start Provided data
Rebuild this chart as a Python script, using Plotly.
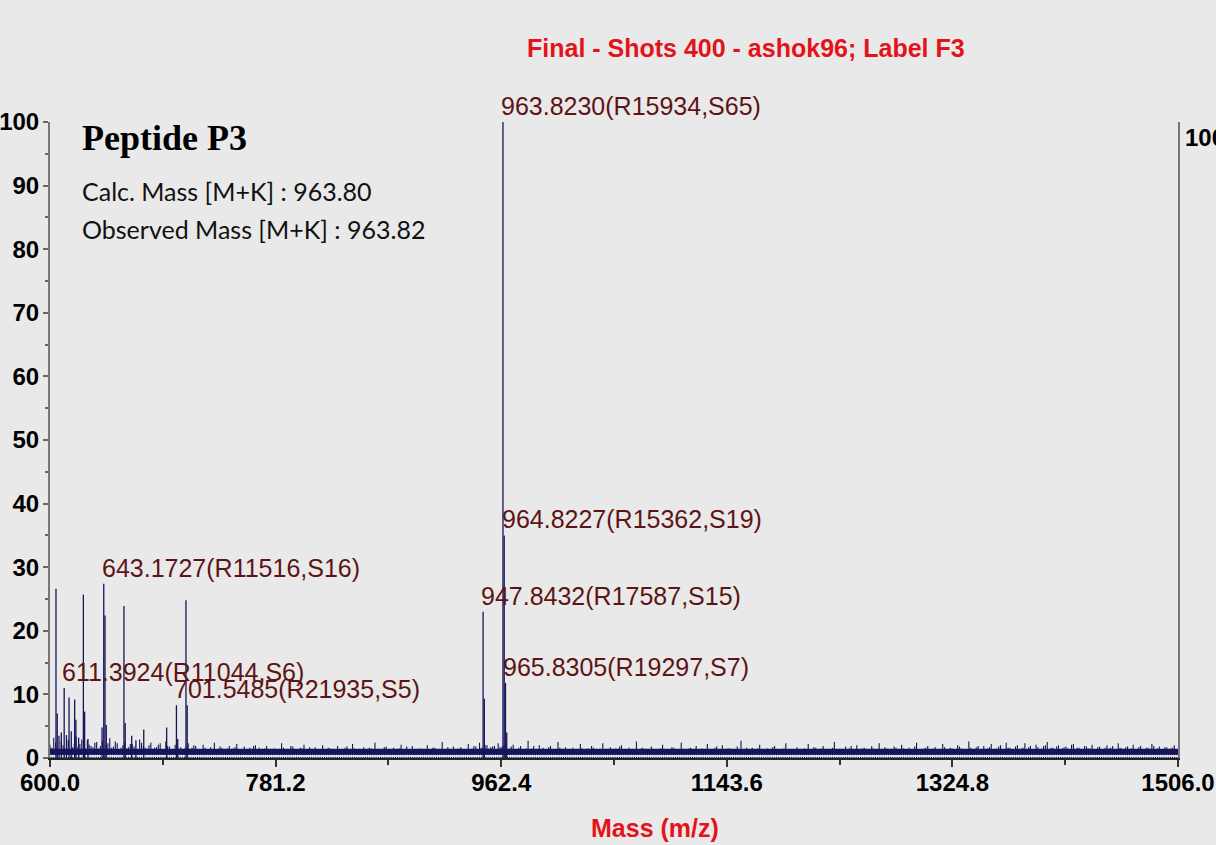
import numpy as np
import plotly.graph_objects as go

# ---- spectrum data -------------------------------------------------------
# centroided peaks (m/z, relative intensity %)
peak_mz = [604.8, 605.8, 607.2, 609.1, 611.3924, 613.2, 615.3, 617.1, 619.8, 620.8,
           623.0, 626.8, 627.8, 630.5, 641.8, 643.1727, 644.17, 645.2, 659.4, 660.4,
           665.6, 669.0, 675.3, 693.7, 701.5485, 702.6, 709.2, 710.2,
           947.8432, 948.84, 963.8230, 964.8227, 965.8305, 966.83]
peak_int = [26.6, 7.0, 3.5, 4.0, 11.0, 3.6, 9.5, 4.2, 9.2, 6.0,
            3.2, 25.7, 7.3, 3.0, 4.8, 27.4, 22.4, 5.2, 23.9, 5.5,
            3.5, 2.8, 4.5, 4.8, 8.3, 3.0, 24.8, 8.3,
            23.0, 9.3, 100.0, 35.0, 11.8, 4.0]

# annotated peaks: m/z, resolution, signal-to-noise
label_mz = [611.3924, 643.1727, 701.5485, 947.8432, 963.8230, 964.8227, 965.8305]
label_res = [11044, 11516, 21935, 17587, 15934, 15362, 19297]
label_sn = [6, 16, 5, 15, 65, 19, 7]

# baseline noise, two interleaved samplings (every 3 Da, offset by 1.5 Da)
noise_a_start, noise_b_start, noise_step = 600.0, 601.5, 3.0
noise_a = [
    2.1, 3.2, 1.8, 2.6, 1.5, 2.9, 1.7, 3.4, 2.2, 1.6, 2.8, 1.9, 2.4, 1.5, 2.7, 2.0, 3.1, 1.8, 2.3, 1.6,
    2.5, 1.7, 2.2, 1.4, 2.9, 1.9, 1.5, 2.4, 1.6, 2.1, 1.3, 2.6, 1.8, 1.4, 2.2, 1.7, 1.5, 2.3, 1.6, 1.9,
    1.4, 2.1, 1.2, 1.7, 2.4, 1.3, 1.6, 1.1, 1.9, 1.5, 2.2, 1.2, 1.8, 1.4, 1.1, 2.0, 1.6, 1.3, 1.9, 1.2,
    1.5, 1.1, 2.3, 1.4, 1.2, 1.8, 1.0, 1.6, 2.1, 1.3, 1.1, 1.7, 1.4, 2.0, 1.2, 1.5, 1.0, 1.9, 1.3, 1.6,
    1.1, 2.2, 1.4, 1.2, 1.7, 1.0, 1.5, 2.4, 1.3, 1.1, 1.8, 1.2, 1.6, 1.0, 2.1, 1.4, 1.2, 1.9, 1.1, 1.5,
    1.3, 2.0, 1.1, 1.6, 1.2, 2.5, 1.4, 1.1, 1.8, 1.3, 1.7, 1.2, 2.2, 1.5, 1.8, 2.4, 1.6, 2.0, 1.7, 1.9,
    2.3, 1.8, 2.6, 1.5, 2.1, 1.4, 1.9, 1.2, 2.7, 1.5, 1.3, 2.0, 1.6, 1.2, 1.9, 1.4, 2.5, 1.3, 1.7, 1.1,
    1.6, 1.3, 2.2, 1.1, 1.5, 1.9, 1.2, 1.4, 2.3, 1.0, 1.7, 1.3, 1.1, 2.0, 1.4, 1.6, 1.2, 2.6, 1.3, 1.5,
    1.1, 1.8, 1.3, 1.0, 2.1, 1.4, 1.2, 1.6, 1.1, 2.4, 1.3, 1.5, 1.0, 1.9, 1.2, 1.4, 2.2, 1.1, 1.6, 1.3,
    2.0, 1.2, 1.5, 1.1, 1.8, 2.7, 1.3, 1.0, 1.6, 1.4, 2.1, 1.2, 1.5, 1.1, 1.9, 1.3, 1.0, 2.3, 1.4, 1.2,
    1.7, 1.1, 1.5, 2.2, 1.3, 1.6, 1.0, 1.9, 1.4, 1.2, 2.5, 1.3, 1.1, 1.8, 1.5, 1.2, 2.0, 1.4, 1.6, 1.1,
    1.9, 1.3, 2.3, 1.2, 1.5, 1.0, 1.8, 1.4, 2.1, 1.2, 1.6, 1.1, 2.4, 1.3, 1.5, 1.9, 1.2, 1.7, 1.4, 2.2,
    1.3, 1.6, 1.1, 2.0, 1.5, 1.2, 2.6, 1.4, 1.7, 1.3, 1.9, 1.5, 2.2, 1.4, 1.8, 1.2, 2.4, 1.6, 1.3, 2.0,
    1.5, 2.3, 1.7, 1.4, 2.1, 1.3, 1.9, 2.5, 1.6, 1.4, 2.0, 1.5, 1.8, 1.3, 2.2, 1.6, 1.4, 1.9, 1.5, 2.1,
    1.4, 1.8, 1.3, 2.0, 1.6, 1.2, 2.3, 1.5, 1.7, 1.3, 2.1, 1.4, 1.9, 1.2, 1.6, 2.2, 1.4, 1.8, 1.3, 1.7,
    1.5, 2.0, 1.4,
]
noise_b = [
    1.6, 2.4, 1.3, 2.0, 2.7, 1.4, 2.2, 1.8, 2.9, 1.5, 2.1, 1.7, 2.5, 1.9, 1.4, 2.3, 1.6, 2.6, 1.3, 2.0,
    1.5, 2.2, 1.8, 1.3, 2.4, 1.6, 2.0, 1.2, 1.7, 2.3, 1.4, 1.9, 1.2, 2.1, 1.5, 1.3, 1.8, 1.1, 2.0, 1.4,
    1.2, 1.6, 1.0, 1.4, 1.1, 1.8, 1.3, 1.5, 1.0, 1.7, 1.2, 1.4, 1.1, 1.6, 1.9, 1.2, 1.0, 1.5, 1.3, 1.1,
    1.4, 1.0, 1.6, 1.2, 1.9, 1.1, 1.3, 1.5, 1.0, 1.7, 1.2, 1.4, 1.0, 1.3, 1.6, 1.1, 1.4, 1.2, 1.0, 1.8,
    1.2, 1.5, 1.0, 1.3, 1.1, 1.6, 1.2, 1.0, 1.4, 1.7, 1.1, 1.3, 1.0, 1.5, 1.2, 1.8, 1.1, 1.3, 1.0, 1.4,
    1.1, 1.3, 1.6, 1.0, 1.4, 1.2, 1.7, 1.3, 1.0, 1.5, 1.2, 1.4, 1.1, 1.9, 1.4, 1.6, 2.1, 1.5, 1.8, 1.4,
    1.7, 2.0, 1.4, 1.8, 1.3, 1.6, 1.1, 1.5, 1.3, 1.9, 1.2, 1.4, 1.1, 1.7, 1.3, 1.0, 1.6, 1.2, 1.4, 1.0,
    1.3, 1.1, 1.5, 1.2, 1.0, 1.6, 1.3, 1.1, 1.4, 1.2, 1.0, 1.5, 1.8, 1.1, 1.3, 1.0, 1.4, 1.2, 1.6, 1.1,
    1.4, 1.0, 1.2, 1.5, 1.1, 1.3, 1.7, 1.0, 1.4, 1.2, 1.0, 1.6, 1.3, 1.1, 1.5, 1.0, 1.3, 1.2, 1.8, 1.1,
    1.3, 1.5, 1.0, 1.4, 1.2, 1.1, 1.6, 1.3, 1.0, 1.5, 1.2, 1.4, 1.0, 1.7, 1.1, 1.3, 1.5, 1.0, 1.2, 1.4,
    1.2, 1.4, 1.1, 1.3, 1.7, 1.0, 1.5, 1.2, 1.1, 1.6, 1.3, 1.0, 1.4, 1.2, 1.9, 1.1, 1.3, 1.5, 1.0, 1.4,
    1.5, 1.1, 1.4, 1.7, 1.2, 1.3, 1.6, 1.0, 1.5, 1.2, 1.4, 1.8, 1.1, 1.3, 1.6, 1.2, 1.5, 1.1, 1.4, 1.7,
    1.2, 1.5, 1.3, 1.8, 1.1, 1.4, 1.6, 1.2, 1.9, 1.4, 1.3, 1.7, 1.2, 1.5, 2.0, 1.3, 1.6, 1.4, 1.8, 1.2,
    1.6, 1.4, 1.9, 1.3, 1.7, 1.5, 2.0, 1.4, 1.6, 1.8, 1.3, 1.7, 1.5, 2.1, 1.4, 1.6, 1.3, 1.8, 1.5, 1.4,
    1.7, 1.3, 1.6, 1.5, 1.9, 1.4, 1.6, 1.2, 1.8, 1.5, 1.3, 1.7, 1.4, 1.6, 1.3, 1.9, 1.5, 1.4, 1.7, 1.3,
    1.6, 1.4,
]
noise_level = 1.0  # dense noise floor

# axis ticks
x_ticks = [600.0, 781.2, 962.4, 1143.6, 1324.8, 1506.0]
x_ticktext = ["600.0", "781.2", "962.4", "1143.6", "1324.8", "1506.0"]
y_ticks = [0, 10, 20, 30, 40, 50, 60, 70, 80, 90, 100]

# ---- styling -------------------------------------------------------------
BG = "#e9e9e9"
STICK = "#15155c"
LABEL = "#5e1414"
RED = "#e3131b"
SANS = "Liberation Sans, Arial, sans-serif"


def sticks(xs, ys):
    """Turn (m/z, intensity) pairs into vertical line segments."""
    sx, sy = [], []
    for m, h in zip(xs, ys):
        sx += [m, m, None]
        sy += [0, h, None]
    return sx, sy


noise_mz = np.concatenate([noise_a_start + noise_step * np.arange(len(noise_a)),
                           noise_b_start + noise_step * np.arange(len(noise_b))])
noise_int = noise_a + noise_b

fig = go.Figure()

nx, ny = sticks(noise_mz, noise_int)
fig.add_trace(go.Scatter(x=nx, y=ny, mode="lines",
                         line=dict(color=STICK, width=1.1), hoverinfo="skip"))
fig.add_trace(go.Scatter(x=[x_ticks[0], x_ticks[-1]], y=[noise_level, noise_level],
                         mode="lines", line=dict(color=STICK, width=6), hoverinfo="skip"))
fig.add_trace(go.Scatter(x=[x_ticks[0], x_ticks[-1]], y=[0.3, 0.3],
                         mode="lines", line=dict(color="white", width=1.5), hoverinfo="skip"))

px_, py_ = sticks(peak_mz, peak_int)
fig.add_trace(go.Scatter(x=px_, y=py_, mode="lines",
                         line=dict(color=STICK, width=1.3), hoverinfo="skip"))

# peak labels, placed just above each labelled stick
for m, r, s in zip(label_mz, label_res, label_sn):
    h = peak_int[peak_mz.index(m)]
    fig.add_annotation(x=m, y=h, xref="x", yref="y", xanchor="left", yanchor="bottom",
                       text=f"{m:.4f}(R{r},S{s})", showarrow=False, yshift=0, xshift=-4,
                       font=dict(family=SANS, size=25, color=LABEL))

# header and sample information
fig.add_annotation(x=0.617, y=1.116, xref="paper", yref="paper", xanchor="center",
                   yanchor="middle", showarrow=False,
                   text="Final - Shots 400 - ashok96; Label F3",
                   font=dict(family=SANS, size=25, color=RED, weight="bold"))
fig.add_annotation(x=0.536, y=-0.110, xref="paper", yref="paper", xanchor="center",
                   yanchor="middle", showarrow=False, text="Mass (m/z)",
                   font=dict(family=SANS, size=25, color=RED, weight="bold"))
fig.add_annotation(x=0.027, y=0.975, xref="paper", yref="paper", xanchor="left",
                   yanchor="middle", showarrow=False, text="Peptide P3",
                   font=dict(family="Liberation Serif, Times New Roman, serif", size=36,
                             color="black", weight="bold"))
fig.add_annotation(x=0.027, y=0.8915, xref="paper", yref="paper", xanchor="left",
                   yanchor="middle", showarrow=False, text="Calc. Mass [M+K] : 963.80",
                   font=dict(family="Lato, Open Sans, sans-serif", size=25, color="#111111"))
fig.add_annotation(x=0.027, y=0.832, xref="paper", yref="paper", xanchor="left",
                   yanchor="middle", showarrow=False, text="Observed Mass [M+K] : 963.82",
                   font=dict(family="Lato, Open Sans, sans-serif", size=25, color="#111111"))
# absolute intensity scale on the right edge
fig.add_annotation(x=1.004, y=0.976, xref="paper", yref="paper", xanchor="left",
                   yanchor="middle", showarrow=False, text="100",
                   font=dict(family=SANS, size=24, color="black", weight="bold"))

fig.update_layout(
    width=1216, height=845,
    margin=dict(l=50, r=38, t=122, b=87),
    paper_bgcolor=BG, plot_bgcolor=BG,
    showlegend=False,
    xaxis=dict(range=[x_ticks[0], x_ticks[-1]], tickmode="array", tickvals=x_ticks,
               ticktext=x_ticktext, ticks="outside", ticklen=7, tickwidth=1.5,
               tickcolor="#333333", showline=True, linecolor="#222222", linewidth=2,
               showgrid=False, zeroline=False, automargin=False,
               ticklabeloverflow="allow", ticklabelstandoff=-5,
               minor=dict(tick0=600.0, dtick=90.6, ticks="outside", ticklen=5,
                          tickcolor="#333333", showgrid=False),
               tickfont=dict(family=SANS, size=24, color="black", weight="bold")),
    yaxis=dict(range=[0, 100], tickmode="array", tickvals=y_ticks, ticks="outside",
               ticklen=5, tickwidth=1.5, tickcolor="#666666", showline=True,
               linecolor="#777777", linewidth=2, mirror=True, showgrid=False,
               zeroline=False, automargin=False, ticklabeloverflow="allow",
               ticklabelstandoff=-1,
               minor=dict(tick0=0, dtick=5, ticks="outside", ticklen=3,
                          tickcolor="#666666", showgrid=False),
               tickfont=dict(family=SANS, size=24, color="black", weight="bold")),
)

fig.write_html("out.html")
end Provided data
## Aim
Your task is to return the lines above, from the first one up to and including the line containing "label_sn = [6, 16, 5, 15, 65, 19, 7]", minus any pictures.

## Reply to the exercise
Rebuild this chart as a Python script, using Plotly.
import numpy as np
import plotly.graph_objects as go

# ---- spectrum data -------------------------------------------------------
# centroided peaks (m/z, relative intensity %)
peak_mz = [604.8, 605.8, 607.2, 609.1, 611.3924, 613.2, 615.3, 617.1, 619.8, 620.8,
           623.0, 626.8, 627.8, 630.5, 641.8, 643.1727, 644.17, 645.2, 659.4, 660.4,
           665.6, 669.0, 675.3, 693.7, 701.5485, 702.6, 709.2, 710.2,
           947.8432, 948.84, 963.8230, 964.8227, 965.8305, 966.83]
peak_int = [26.6, 7.0, 3.5, 4.0, 11.0, 3.6, 9.5, 4.2, 9.2, 6.0,
            3.2, 25.7, 7.3, 3.0, 4.8, 27.4, 22.4, 5.2, 23.9, 5.5,
            3.5, 2.8, 4.5, 4.8, 8.3, 3.0, 24.8, 8.3,
            23.0, 9.3, 100.0, 35.0, 11.8, 4.0]

# annotated peaks: m/z, resolution, signal-to-noise
label_mz = [611.3924, 643.1727, 701.5485, 947.8432, 963.8230, 964.8227, 965.8305]
label_res = [11044, 11516, 21935, 17587, 15934, 15362, 19297]
label_sn = [6, 16, 5, 15, 65, 19, 7]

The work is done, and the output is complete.